By far the most common critique of the show, however, is that for a series that claims to be sex-positive and interested in removing the stigma surrounding alternative sexualities and sex work, Bonding actually seems a hell of a lot more interested in propagating harmful stereotypes about fetishes and sex workers. Tiff, for instance, is a highly cynical, emotionally unavailable grad student who, it is implied, has a history of sexual trauma — a cliché about sex workers that is, in itself, “pretty sex-negative. It’s such a tired trope and encourages people to see us as trauma victims,” says Kitty Stryker, a writer, consent educator and sex worker. (It is also inaccurate: despite the prevailing myth that porn performers were sexually assaulted as children, there is no evidence to support this.) Tiff is also depicted as emotionally unavailable in her personal life — “an ice princess in latex,” Stryker says — which, it is implied, is a prerequisite for her job. And that’s simply not the case, says Couple: sex work is work, not an extension of one’s individual personality or pathology, and “most dominatrixes I know are not passive-aggressive women who are taking out their trauma on their clients.”

Although the show depicts Tiff as being one of the most in-demand dommes in New York City, the thing is, she’s really not that good at her job. Time and again, she displays a flagrant lack of understanding of the principles of safety and consent, two values that are considered sacrosanct in the BDSM community. She coerces her best friend into working with her, and bullies him into performing sex work alongside her when she tricks him into peeing on a client, a moment that’s bafflingly played for laughs. She is never seen engaging in ongoing discussions with clients — whose fetishes are, again, largely played for laughs — about their boundaries. And in one episode, she fails to vet a client due to the amount of money he offers her, something that represents extremely risky behavior, says Couple. This, above all else, is perhaps the most egregious flaw of Bonding — the fact that, for a show about sex work and BDSM, it has no interest in engaging with the reality of what it means to do both safely. “BDSM without the consent and the care and the sexual component of it is just abuse,” says Couple. “And I think Mistress May is very abusive not only to her clients, but also to Pete and especially to herself…she compromises her boundaries a lot of the time.”

At the end of the series, Tiff ends up in a violent situation. While violence against sex workers is sadly not uncommon, sex workers who have committed violent acts in real life, such as Alisha Walker, a sex worker of color who was sentenced to prison for 15 years for killing a client who punched her and attempted to stab her, are met with brutal punishments for the crime of fighting for their lives. It is unlikely that Tiff, a young and attractive white woman of means, will face such consequences should Bonding be renewed next season — and given that Tiff is the only sex worker on the show who is given significant screen time, it is unlikely that Bonding will ever choose to engage with the reality of the lives of women who do not look like her. 

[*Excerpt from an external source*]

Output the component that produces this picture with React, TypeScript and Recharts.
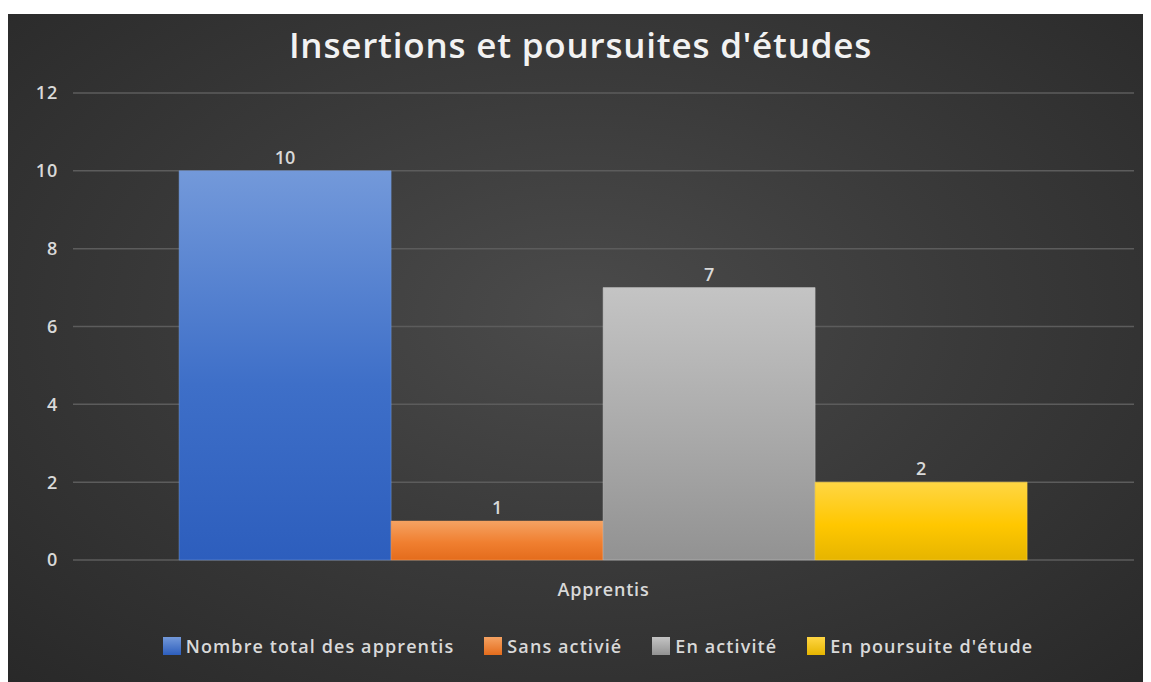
import React from "react"
import {
  BarChart,
  Bar,
  XAxis,
  YAxis,
  CartesianGrid,
  Legend,
  LabelList,
} from "recharts"

// Chart values
const categories = ["Apprentis"]
const seriesNames = [
  "Nombre total des apprentis",
  "Sans activié",
  "En activité",
  "En poursuite d'étude",
]
const seriesValues = [10, 1, 7, 2]
const yTicks = [0, 2, 4, 6, 8, 10, 12]

// gradient stops per series: [top, middle, bottom]
const seriesColors = [
  ["#7399da", "#3e6fc8", "#2d5ebd"],
  ["#f5a262", "#f07f30", "#e46c1c"],
  ["#c4c4c4", "#a9a9a9", "#929292"],
  ["#ffd644", "#ffc700", "#e6b500"],
]

const data = categories.map((name) => {
  const row: Record<string, string | number> = { name }
  seriesNames.forEach((s, i) => {
    row["s" + i] = seriesValues[i]
  })
  return row
})

const FONT = "'Open Sans', 'Noto Sans', sans-serif"
const W = 1143
const H = 668
const TEXT = "#d9d9d9"

// legend keeps the series order (recharts would sort it by name)
const renderLegend = () => (
  <div
    style={{
      display: "flex",
      justifyContent: "center",
      alignItems: "center",
      gap: 30,
      fontFamily: FONT,
      fontSize: 18,
      letterSpacing: 1.1,
      fontWeight: 600,
      color: TEXT,
    }}
  >
    {seriesNames.map((s, i) => (
      <div key={s} style={{ display: "flex", alignItems: "center", gap: 5 }}>
        <div
          style={{
            width: 18,
            height: 18,
            background: `linear-gradient(${seriesColors[i][0]}, ${seriesColors[i][2]})`,
          }}
        />
        <span>{s}</span>
      </div>
    ))}
  </div>
)

const tickStyle = {
  fill: TEXT,
  fontSize: 18,
  fontFamily: FONT,
  fontWeight: 600,
  letterSpacing: 0.8,
}

export default function App() {
  return (
    <div
      style={{
        position: "relative",
        marginTop: 6,
        width: W,
        height: H,
        background:
          "radial-gradient(ellipse 75% 80% at 50% 45%, #4b4b4b 0%, #3a3a3a 45%, #272727 100%)",
      }}
    >
      <div
        style={{
          position: "absolute",
          top: 7,
          left: 0,
          width: W + 2,
          textAlign: "center",
          fontFamily: FONT,
          fontWeight: 600,
          fontSize: 35,
          letterSpacing: 0.8,
          color: "#f2f2f2",
          zIndex: 1,
        }}
      >
        Insertions et poursuites d'études
      </div>
      <BarChart
        width={W}
        height={H}
        data={data}
        margin={{ top: 79, right: 17, left: 0, bottom: 58 }}
        barCategoryGap="10%"
        barGap={0}
      >
        <defs>
          {seriesColors.map((c, i) => (
            <linearGradient key={i} id={"grad" + i} x1="0" y1="0" x2="0" y2="1">
              <stop offset="0%" stopColor={c[0]} />
              <stop offset="55%" stopColor={c[1]} />
              <stop offset="100%" stopColor={c[2]} />
            </linearGradient>
          ))}
        </defs>
        <CartesianGrid vertical={false} stroke="#5c5c5c" strokeWidth={1.5} />
        <XAxis
          dataKey="name"
          axisLine={false}
          tickLine={false}
          tickSize={6}
          tickMargin={17}
          height={40}
          tick={tickStyle}
        />
        <YAxis
          width={65}
          domain={[0, 12]}
          ticks={yTicks}
          axisLine={false}
          tickLine={false}
          tickSize={6}
          tickMargin={9}
          tick={tickStyle}
        />
        <Legend
          content={renderLegend}
          wrapperStyle={{ left: 65, width: 1050, bottom: 24 }}
        />
        {seriesNames.map((s, i) => (
          <Bar
            key={s}
            dataKey={"s" + i}
            name={s}
            fill={`url(#grad${i})`}
            stroke={seriesColors[i][0]}
            strokeOpacity={0.5}
            isAnimationActive={false}
          >
            <LabelList
              dataKey={"s" + i}
              position="top"
              offset={7}
              fill={TEXT}
              fontSize={18}
              fontWeight={600}
              fontFamily={FONT}
            />
          </Bar>
        ))}
      </BarChart>
    </div>
  )
}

Were the series created by someone who had worked or was currently working as a dominatrix, many of these inaccuracies could have been avoided, say Couple and Stryker. It’s unclear whether the show hired former or present sex workers to consult with the development of the show, or to write on staff, but that, too, could have offered a more realistic and balanced view of the industry. (We reached out to Netflix to get clarification on this point, and will update if we hear back.)

The fact that Mistress May has her own verified Twitter profile, at a time when many sex workers have been subject to shadowbanning or outright banning by major social media platforms, is an additional issue to many who have watched the show. The practice of shadowbanning — or removing a social media profile from suggested accounts to follow, and making it difficult for people to find — is widely used by large social media platforms to silence sex workers, says Jessie Sage, a sex columnist for the Pittsburgh City Paper and an organizer with the advocacy group SWOP Pittsburgh who has been subject to the practice and has written about Big Tech discriminating against sex workers. Although Twitter has denied shadowbanning users, Sage says sex workers have reported otherwise, and it has had an impact on their livelihoods. “Many sex workers have reported that this is dramatically cutting into bookings and sales,” says Sage. So watching Twitter “[shadowban] all of our accounts, but then verifying an account for a terrible show about sex work” feels like a particularly rough slap in the face.

Couple links the perceived censorship of sex workers to the passage of legislation such as SESTA/FOSTA, an anti-online trafficking bill that has prompted the shutdown of networks like Backpage, which many activists have argued has robbed them of a safe support network to vet clientele and safely earn a living. In light of such legislation, she says, the tone-deaf nature of the show — and Netflix’s Twitter campaign — are all the more galling. “If we were at a [better] time in history right now regarding sex workers’ rights — especially on the internet, and with also incarceration — then maybe a lot more professional dominatrixes or people into BDSM would have been able to see this as, ‘Of course it’s not accurate, just like doctor shows and cop shows. This is just meant to be a funny thing,'” says Couple. “But the thing is, these communities are experiencing so much tragedy and oppression because of the current political climate that it just makes us extra sensitive when we are portrayed in ways that aren’t really accurate to sex workers’ experience.”

For his part, show creator Doyle seems to be genuinely invested in trying to eliminate some of the stigma surrounding sex work and alternative sexuality, telling the New York Post, “The important thing about the show for me is we are exploring this world, but not exploiting it.” Doing the former and not the latter, however, will require hiring actual sex workers to work on the show — as is the case with the BDSM webseries Mercy Mistresswhich was created by BDSM educator and sex work activist Yin Q — as well as learning more about the real-world issues surrounding the sex work community. “The biggest fear that I have is from the show is that it will inspire young women to think this is an easy side hustle where you can take out your trauma on unsuspecting people for money, and because you’re not having sex with them, that’s easier or less of a form of sex work, and it’s easier to justify to yourself,” says Couple. “All of those are wrong reasons to get into it and it’s a totally inaccurate view of what this life is actually like, and it’ll put women in dangerous situations as well.”

Update: This story has been updated to clarify that Mistress Couple was surprised by there being shag carpeting on the show, not just regular carpeting. It’s also been updated to clarify that she does not think no sex worker would not conduct a background check on a client if they offered a large sum of money, just that it would present very risky behavior.